The Morrigan: Meeting the Great Queens by Morgan Daimler is another installment of the Moon Books Pagan Portals series. It is a short book, under a hundred pages, but contains in-depth material nonetheless. It discusses the Irish triple goddess from early Irish literary and historical sources. Other Irish goddesses associated with or mentioned in conjunction with the Morrigan are also explored. If you are looking for a way through the baffling and contradictory literature about these goddesses your hopes are dashed. Daimler mostly confirms that the sources really are that confused and confusing. Needless to say, this is not a book for the casual reader. Still, those who worship Irish goddesses and are drawn to Irish Paganism will find it worthwhile. There are invocations, meditations, and personal recollections that break up the text, as well as short essays on general topics related to the Morrigan such as “dark goddesses.”

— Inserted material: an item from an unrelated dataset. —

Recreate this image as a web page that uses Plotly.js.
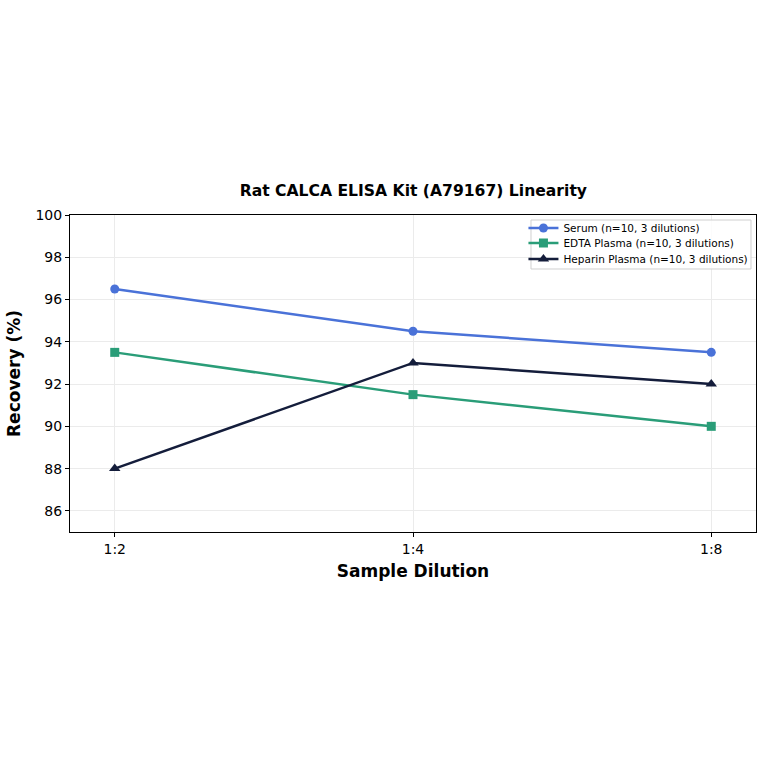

The Morrigan is written from a Pagan Reconstructionist perspective, with the limitations and prejudices this implies. It hints at the tensions between fundamentalists and reformationists in modern practice, which I find interesting rather than off-putting. Usually this “discussion” consists of Reconstructionists sniping at non-Reconstructionists and non-Reconstructionists rolling their eyes and ignoring Reconstructionists. I’ve decided that the time has come for some pushback from the other team and will be unleashing some well overdue criticism against Reconstructionism in an article I am writing for an upcoming anthology. I will eviscerate the Reconstructionists with incisive commentary worthy of the old Irish satirists. Morrigan has spoken: the war is on.